Your objective:
Extract each line holding the word "this" from the entries.

---------- Data to process

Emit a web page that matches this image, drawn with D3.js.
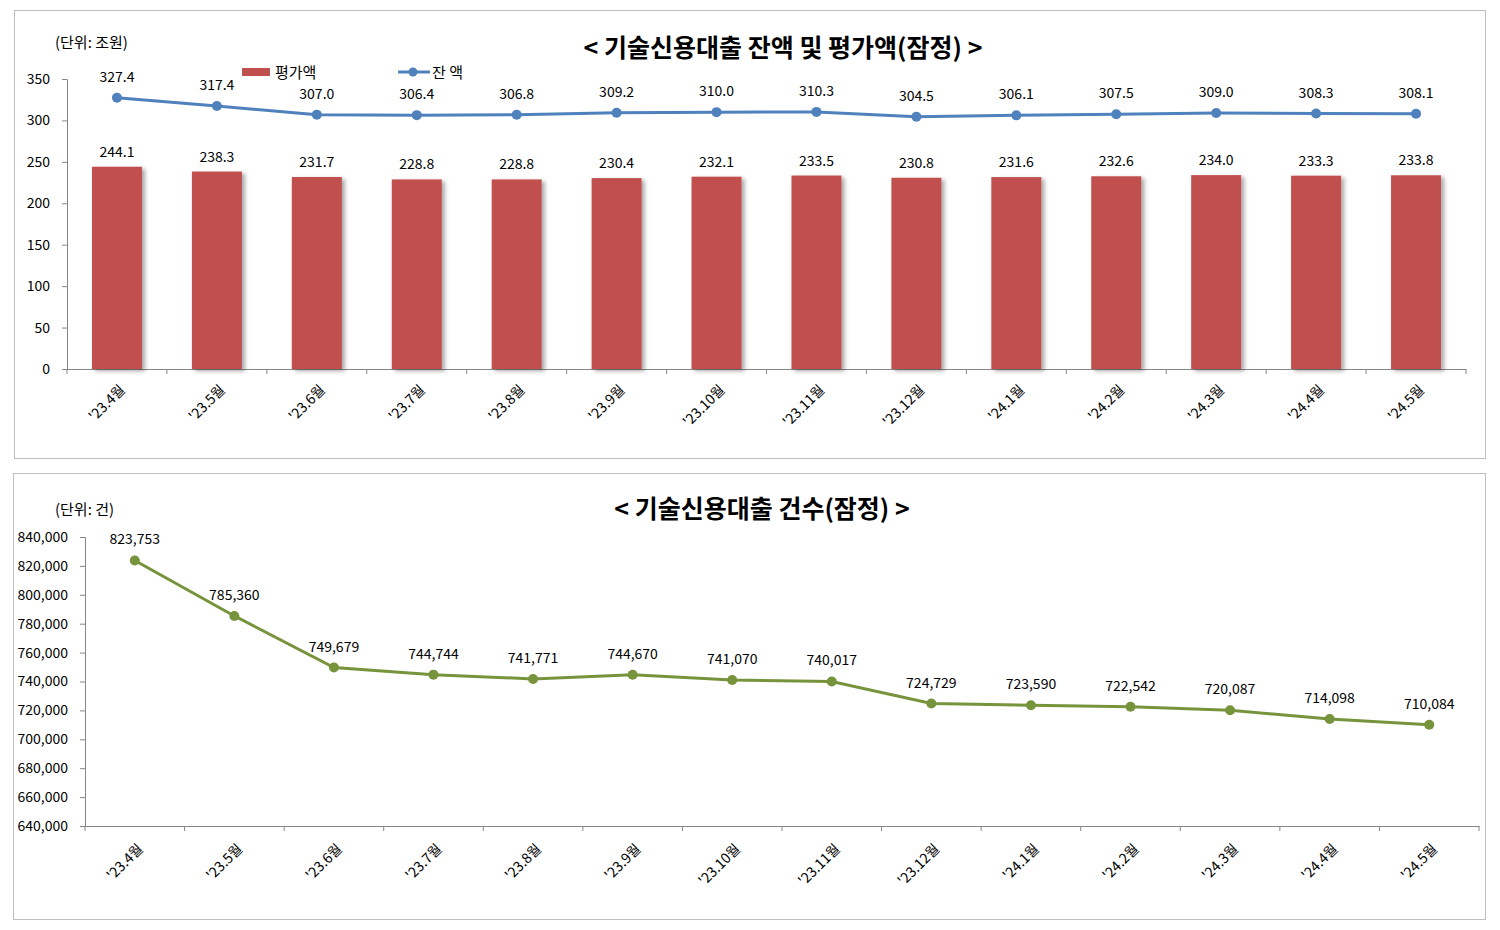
<!DOCTYPE html>
<html><head><meta charset="utf-8">
<script src="https://cdn.jsdelivr.net/npm/d3@7"></script>
<style>
body{margin:0;background:#fff;}
text{font-family:"Noto Sans CJK KR","Noto Sans",sans-serif;fill:#000;}
</style></head>
<body>
<svg id="c" width="1500" height="930"></svg>
<script>
const months = ["'23.4월","'23.5월","'23.6월","'23.7월","'23.8월","'23.9월","'23.10월","'23.11월","'23.12월","'24.1월","'24.2월","'24.3월","'24.4월","'24.5월"];
const evalAmount = [244.1,238.3,231.7,228.8,228.8,230.4,232.1,233.5,230.8,231.6,232.6,234.0,233.3,233.8];
const balance = [327.4,317.4,307.0,306.4,306.8,309.2,310.0,310.3,304.5,306.1,307.5,309.0,308.3,308.1];
const counts = [823753,785360,749679,744744,741771,744670,741070,740017,724729,723590,722542,720087,714098,710084];
const topTicks = [0,50,100,150,200,250,300,350];
const bottomTicks = [640000,660000,680000,700000,720000,740000,760000,780000,800000,820000,840000];

const svg = d3.select("#c");
const defs = svg.append("defs");
const f = defs.append("filter").attr("id","sh").attr("x","-20%").attr("y","-20%").attr("width","160%").attr("height","140%");
f.append("feDropShadow").attr("dx",3).attr("dy",2).attr("stdDeviation",2).attr("flood-color","#000").attr("flood-opacity",0.35);

// panels
svg.append("rect").attr("x",14.5).attr("y",10.5).attr("width",1471).attr("height",448).attr("fill","#fff").attr("stroke","#BFBFBF");
svg.append("rect").attr("x",13.5).attr("y",473.5).attr("width",1472).attr("height",446).attr("fill","#fff").attr("stroke","#BFBFBF");

const axisColor = "#868686";
const NUM = "14px";
function styleAxis(g){
  g.selectAll("path").attr("stroke",axisColor);
  g.selectAll("line").attr("stroke",axisColor);
  g.selectAll("text").style("font-size",NUM).attr("fill","#000");
}

// ---------- TOP CHART ----------
const x1 = d3.scaleBand().domain(months).range([67,1466]);
const y1 = d3.scaleLinear().domain([0,350]).range([369,79]);

svg.append("text").attr("x",783).attr("y",57).attr("text-anchor","middle")
  .style("font-size","25px").style("font-weight","bold").text("< 기술신용대출 잔액 및 평가액(잠정) >");
svg.append("text").attr("x",55).attr("y",48).style("font-size","15px").text("(단위: 조원)");

const ya1 = svg.append("g").attr("transform","translate(67,0)")
  .call(d3.axisLeft(y1).tickValues(topTicks).tickSize(5).tickPadding(12).tickFormat(d3.format("d")));
styleAxis(ya1);

const xa1 = svg.append("g").attr("transform","translate(0,369)")
  .call(d3.axisBottom(x1).tickSize(0).tickFormat(""));
styleAxis(xa1);
const bounds1 = months.map(m=>x1(m)).concat([x1.range()[1]]);
svg.append("g").selectAll("line").data(bounds1).join("line")
  .attr("x1",d=>d).attr("x2",d=>d).attr("y1",369).attr("y2",374).attr("stroke",axisColor);

svg.append("g").selectAll("text").data(months).join("text")
  .attr("transform",m=>`translate(${x1(m)+x1.bandwidth()/2+9},${391}) rotate(-45)`)
  .attr("text-anchor","end").style("font-size","14px").text(m=>m);

// bars
const bw = 50;
svg.append("g").selectAll("rect").data(evalAmount).join("rect")
  .attr("x",(d,i)=>x1(months[i])+x1.bandwidth()/2-bw/2)
  .attr("width",bw)
  .attr("y",d=>y1(d)).attr("height",d=>y1(0)-y1(d))
  .attr("fill","#C0504D").attr("filter","url(#sh)");
svg.append("g").selectAll("text").data(evalAmount).join("text")
  .attr("x",(d,i)=>x1(months[i])+x1.bandwidth()/2)
  .attr("y",d=>y1(d)-10).attr("text-anchor","middle").style("font-size",NUM)
  .text(d=>d.toFixed(1));

// line
const line1 = d3.line().x((d,i)=>x1(months[i])+x1.bandwidth()/2).y(d=>y1(d));
svg.append("path").datum(balance).attr("d",line1).attr("fill","none").attr("stroke","#4F81BD").attr("stroke-width",3);
svg.append("g").selectAll("circle").data(balance).join("circle")
  .attr("cx",(d,i)=>x1(months[i])+x1.bandwidth()/2).attr("cy",d=>y1(d)).attr("r",5).attr("fill","#4F81BD");
svg.append("g").selectAll("text").data(balance).join("text")
  .attr("x",(d,i)=>x1(months[i])+x1.bandwidth()/2)
  .attr("y",d=>y1(d)-16).attr("text-anchor","middle").style("font-size",NUM)
  .text(d=>d.toFixed(1));

// legend
svg.append("rect").attr("x",242).attr("y",68).attr("width",28).attr("height",8).attr("fill","#C0504D");
svg.append("text").attr("x",275).attr("y",78).style("font-size","15px").text("평가액");
svg.append("line").attr("x1",398).attr("x2",430).attr("y1",72).attr("y2",72).attr("stroke","#4F81BD").attr("stroke-width",3);
svg.append("circle").attr("cx",413).attr("cy",72).attr("r",4.5).attr("fill","#4F81BD");
svg.append("text").attr("x",432).attr("y",78).style("font-size","15px").text("잔 액");

// ---------- BOTTOM CHART ----------
const x2 = d3.scaleBand().domain(months).range([85,1479]);
const y2 = d3.scaleLinear().domain([640000,840000]).range([826,537]);

svg.append("text").attr("x",762).attr("y",518).attr("text-anchor","middle")
  .style("font-size","25px").style("font-weight","bold").text("< 기술신용대출 건수(잠정) >");
svg.append("text").attr("x",55).attr("y",515).style("font-size","15px").text("(단위: 건)");

const ya2 = svg.append("g").attr("transform","translate(85,0)")
  .call(d3.axisLeft(y2).tickValues(bottomTicks).tickSize(5).tickPadding(12).tickFormat(d3.format(",")));
styleAxis(ya2);

const xa2 = svg.append("g").attr("transform","translate(0,826)")
  .call(d3.axisBottom(x2).tickSize(0).tickFormat(""));
styleAxis(xa2);
const bounds2 = months.map(m=>x2(m)).concat([x2.range()[1]]);
svg.append("g").selectAll("line").data(bounds2).join("line")
  .attr("x1",d=>d).attr("x2",d=>d).attr("y1",826).attr("y2",831).attr("stroke",axisColor);

svg.append("g").selectAll("text").data(months).join("text")
  .attr("transform",m=>`translate(${x2(m)+x2.bandwidth()/2+9},${850}) rotate(-45)`)
  .attr("text-anchor","end").style("font-size","14px").text(m=>m);

const line2 = d3.line().x((d,i)=>x2(months[i])+x2.bandwidth()/2).y(d=>y2(d));
svg.append("path").datum(counts).attr("d",line2).attr("fill","none").attr("stroke","#77933C").attr("stroke-width",3);
svg.append("g").selectAll("circle").data(counts).join("circle")
  .attr("cx",(d,i)=>x2(months[i])+x2.bandwidth()/2).attr("cy",d=>y2(d)).attr("r",5).attr("fill","#77933C");
svg.append("g").selectAll("text").data(counts).join("text")
  .attr("x",(d,i)=>x2(months[i])+x2.bandwidth()/2)
  .attr("y",d=>y2(d)-16).attr("text-anchor","middle").style("font-size",NUM)
  .text(d=>d3.format(",")(d));
</script>
</body></html>
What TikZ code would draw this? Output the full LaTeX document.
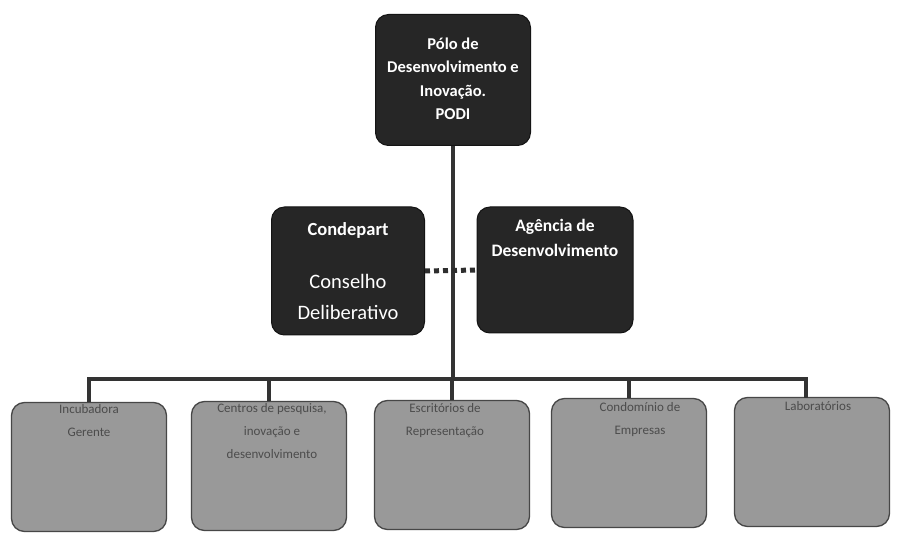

--------------------

Written solution:
Emit a web page that matches this image, drawn with D3.js.
What TikZ code would draw this? Output the full LaTeX document.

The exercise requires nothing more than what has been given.